Given information:
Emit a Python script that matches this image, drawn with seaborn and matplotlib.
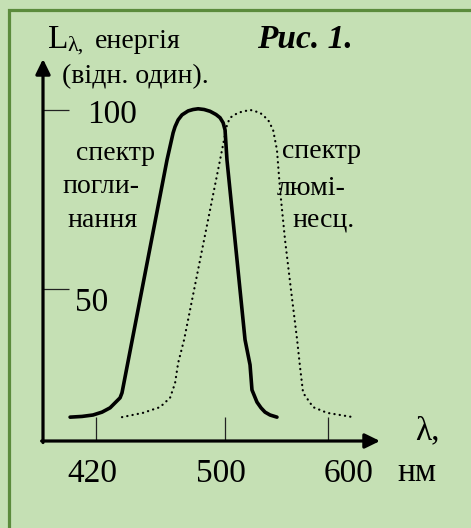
import matplotlib
matplotlib.use("Agg")
import matplotlib.pyplot as plt
import pandas as pd
import seaborn as sns
from matplotlib.patches import Rectangle

# ---------------- data ----------------
absorption_wl = [403.9, 411.3, 418.1, 423.7, 428.7, 434.9, 436.1, 464.0, 467.8, 469.0,
                 470.9, 473.3, 477.1, 480.2, 483.3, 487.0, 490.7, 494.4, 496.9, 498.8,
                 500.0, 501.2, 512.4, 515.5, 516.7, 519.8, 522.3, 524.8, 527.9, 532.2]
absorption_val = [14.2, 14.4, 14.8, 15.6, 16.8, 19.6, 21.0, 86.0, 93.6, 95.3,
                  97.2, 98.6, 99.7, 100.1, 100.3, 100.1, 99.6, 98.7, 97.8, 96.4,
                  94.4, 86.0, 35.8, 28.8, 21.8, 18.4, 16.8, 15.6, 14.8, 14.2]

luminescence_wl = [436.1, 449.1, 459.7, 465.9, 469.0, 470.9, 474.6, 496.9, 501.2, 503.1,
                   508.1, 515.5, 521.7, 526.7, 529.8, 532.2, 534.1, 537.2, 540.9, 544.7,
                   546.5, 548.4, 554.6, 563.3, 579.4]
luminescence_val = [14.2, 15.4, 17.0, 19.6, 23.7, 29.3, 35.8, 86.0, 95.8, 97.8,
                    99.2, 100.0, 99.2, 97.2, 94.4, 88.8, 77.7, 63.7, 49.7, 35.8,
                    28.2, 21.0, 17.0, 15.4, 14.2]

x_tick_pos = [420, 500, 564]
x_tick_labels = ["420", "500", "600"]
y_tick_pos = [50, 100]
y_tick_labels = ["50", "100"]

title_text = "Рис. 1."
y_label_main = "L"
y_label_sub = "λ,"
y_label_rest = "енергія"
y_label_units = "(відн. один)."
x_label = "λ,"
x_units = "нм"
abs_label = ["спектр", "погли-", "нання"]
lum_label = ["спектр", "люмі-", "несц."]

# ---------------- style ----------------
W, H = 471, 528
BG = "#c5e0b4"
sns.set_theme(style="white")
plt.rcParams["font.family"] = ["Liberation Serif", "DejaVu Serif"]

fig = plt.figure(figsize=(W / 100, H / 100), dpi=100, facecolor=BG)

# frame around the slide
fig.patches.append(Rectangle((9 / W, -0.1), 1.2, (1 - 10 / H) + 0.1,
                             transform=fig.transFigure, fill=False,
                             edgecolor="#5b8b3c", lw=2.3, zorder=0))

ax_l, ax_r, ax_t, ax_b = 43, 380, 59, 441
ax = fig.add_axes([ax_l / W, 1 - ax_b / H, (ax_r - ax_l) / W, (ax_b - ax_t) / H])
ax.set_facecolor("none")
ax.set_xlim(387.1, 596.1)
ax.set_ylim(7.54, 114.2)
for s in ax.spines.values():
    s.set_visible(False)

df_abs = pd.DataFrame({"wl": absorption_wl, "val": absorption_val})
df_lum = pd.DataFrame({"wl": luminescence_wl, "val": luminescence_val})

sns.lineplot(data=df_lum, x="wl", y="val", sort=False, estimator=None, ax=ax,
             color="black", lw=1.6, linestyle=(0, (0.1, 2.3)),
             dash_capstyle="round")
sns.lineplot(data=df_abs, x="wl", y="val", sort=False, estimator=None, ax=ax,
             color="black", lw=2.6, solid_capstyle="round", solid_joinstyle="round")

ax.set_xlabel("")
ax.set_ylabel("")
ax.set_xticks(x_tick_pos)
ax.set_yticks(y_tick_pos)
ax.tick_params(axis="x", direction="in", length=17.3, width=0.9, color="#222222",
               labelbottom=False, bottom=True)
ax.tick_params(axis="y", direction="in", length=18.7, width=0.9, color="#222222",
               labelleft=False, left=True)

# axes with arrow heads
arrow = dict(arrowstyle="-|>,head_length=0.45,head_width=0.22", lw=2.3,
             color="black", shrinkA=0, shrinkB=0, mutation_scale=20)
ax.annotate("", xy=(0, 1), xytext=(0, -0.004), xycoords="axes fraction",
            arrowprops=arrow)
ax.annotate("", xy=(1, 0), xytext=(-0.004, 0), xycoords="axes fraction",
            arrowprops=arrow)


def ptext(x, y, s, size, **kw):
    fig.text(x / W, 1 - y / H, s, fontsize=size, va="baseline", color="black", **kw)


# axis titles
ptext(48, 48, y_label_main, 24)
ptext(67, 51, y_label_sub, 16)
ptext(95, 48, y_label_rest, 20)
ptext(62, 83, y_label_units, 20)
ptext(257, 48, title_text, 24, fontweight="bold", fontstyle="italic")

# y tick labels
ptext(87, 123, y_tick_labels[1], 24)
ptext(75, 311, y_tick_labels[0], 24)

# x tick labels
for cx, lab in zip([92.5, 221, 349], x_tick_labels):
    ptext(cx, 482, lab, 24, ha="center")
ptext(397, 481, x_units, 24)
ptext(415, 439, x_label, 24)

# curve labels
for (x, y), s in zip([(76, 160), (62, 193), (67, 227)], abs_label):
    ptext(x, y, s, 20)
for (x, y), s in zip([(282, 158), (277, 195), (292, 227)], lum_label):
    ptext(x, y, s, 20)

fig.savefig("out.png", dpi=100, facecolor=BG)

What is expected: Repeat the data in full and exactly. Omit pictures.

Response:
Emit a Python script that matches this image, drawn with seaborn and matplotlib.
import matplotlib
matplotlib.use("Agg")
import matplotlib.pyplot as plt
import pandas as pd
import seaborn as sns
from matplotlib.patches import Rectangle

# ---------------- data ----------------
absorption_wl = [403.9, 411.3, 418.1, 423.7, 428.7, 434.9, 436.1, 464.0, 467.8, 469.0,
                 470.9, 473.3, 477.1, 480.2, 483.3, 487.0, 490.7, 494.4, 496.9, 498.8,
                 500.0, 501.2, 512.4, 515.5, 516.7, 519.8, 522.3, 524.8, 527.9, 532.2]
absorption_val = [14.2, 14.4, 14.8, 15.6, 16.8, 19.6, 21.0, 86.0, 93.6, 95.3,
                  97.2, 98.6, 99.7, 100.1, 100.3, 100.1, 99.6, 98.7, 97.8, 96.4,
                  94.4, 86.0, 35.8, 28.8, 21.8, 18.4, 16.8, 15.6, 14.8, 14.2]

luminescence_wl = [436.1, 449.1, 459.7, 465.9, 469.0, 470.9, 474.6, 496.9, 501.2, 503.1,
                   508.1, 515.5, 521.7, 526.7, 529.8, 532.2, 534.1, 537.2, 540.9, 544.7,
                   546.5, 548.4, 554.6, 563.3, 579.4]
luminescence_val = [14.2, 15.4, 17.0, 19.6, 23.7, 29.3, 35.8, 86.0, 95.8, 97.8,
                    99.2, 100.0, 99.2, 97.2, 94.4, 88.8, 77.7, 63.7, 49.7, 35.8,
                    28.2, 21.0, 17.0, 15.4, 14.2]

x_tick_pos = [420, 500, 564]
x_tick_labels = ["420", "500", "600"]
y_tick_pos = [50, 100]
y_tick_labels = ["50", "100"]

title_text = "Рис. 1."
y_label_main = "L"
y_label_sub = "λ,"
y_label_rest = "енергія"
y_label_units = "(відн. один)."
x_label = "λ,"
x_units = "нм"
abs_label = ["спектр", "погли-", "нання"]
lum_label = ["спектр", "люмі-", "несц."]

# ---------------- style ----------------
W, H = 471, 528
BG = "#c5e0b4"
sns.set_theme(style="white")
plt.rcParams["font.family"] = ["Liberation Serif", "DejaVu Serif"]

fig = plt.figure(figsize=(W / 100, H / 100), dpi=100, facecolor=BG)

# frame around the slide
fig.patches.append(Rectangle((9 / W, -0.1), 1.2, (1 - 10 / H) + 0.1,
                             transform=fig.transFigure, fill=False,
                             edgecolor="#5b8b3c", lw=2.3, zorder=0))

ax_l, ax_r, ax_t, ax_b = 43, 380, 59, 441
ax = fig.add_axes([ax_l / W, 1 - ax_b / H, (ax_r - ax_l) / W, (ax_b - ax_t) / H])
ax.set_facecolor("none")
ax.set_xlim(387.1, 596.1)
ax.set_ylim(7.54, 114.2)
for s in ax.spines.values():
    s.set_visible(False)

df_abs = pd.DataFrame({"wl": absorption_wl, "val": absorption_val})
df_lum = pd.DataFrame({"wl": luminescence_wl, "val": luminescence_val})

sns.lineplot(data=df_lum, x="wl", y="val", sort=False, estimator=None, ax=ax,
             color="black", lw=1.6, linestyle=(0, (0.1, 2.3)),
             dash_capstyle="round")
sns.lineplot(data=df_abs, x="wl", y="val", sort=False, estimator=None, ax=ax,
             color="black", lw=2.6, solid_capstyle="round", solid_joinstyle="round")

ax.set_xlabel("")
ax.set_ylabel("")
ax.set_xticks(x_tick_pos)
ax.set_yticks(y_tick_pos)
ax.tick_params(axis="x", direction="in", length=17.3, width=0.9, color="#222222",
               labelbottom=False, bottom=True)
ax.tick_params(axis="y", direction="in", length=18.7, width=0.9, color="#222222",
               labelleft=False, left=True)

# axes with arrow heads
arrow = dict(arrowstyle="-|>,head_length=0.45,head_width=0.22", lw=2.3,
             color="black", shrinkA=0, shrinkB=0, mutation_scale=20)
ax.annotate("", xy=(0, 1), xytext=(0, -0.004), xycoords="axes fraction",
            arrowprops=arrow)
ax.annotate("", xy=(1, 0), xytext=(-0.004, 0), xycoords="axes fraction",
            arrowprops=arrow)


def ptext(x, y, s, size, **kw):
    fig.text(x / W, 1 - y / H, s, fontsize=size, va="baseline", color="black", **kw)


# axis titles
ptext(48, 48, y_label_main, 24)
ptext(67, 51, y_label_sub, 16)
ptext(95, 48, y_label_rest, 20)
ptext(62, 83, y_label_units, 20)
ptext(257, 48, title_text, 24, fontweight="bold", fontstyle="italic")

# y tick labels
ptext(87, 123, y_tick_labels[1], 24)
ptext(75, 311, y_tick_labels[0], 24)

# x tick labels
for cx, lab in zip([92.5, 221, 349], x_tick_labels):
    ptext(cx, 482, lab, 24, ha="center")
ptext(397, 481, x_units, 24)
ptext(415, 439, x_label, 24)

# curve labels
for (x, y), s in zip([(76, 160), (62, 193), (67, 227)], abs_label):
    ptext(x, y, s, 20)
for (x, y), s in zip([(282, 158), (277, 195), (292, 227)], lum_label):
    ptext(x, y, s, 20)

fig.savefig("out.png", dpi=100, facecolor=BG)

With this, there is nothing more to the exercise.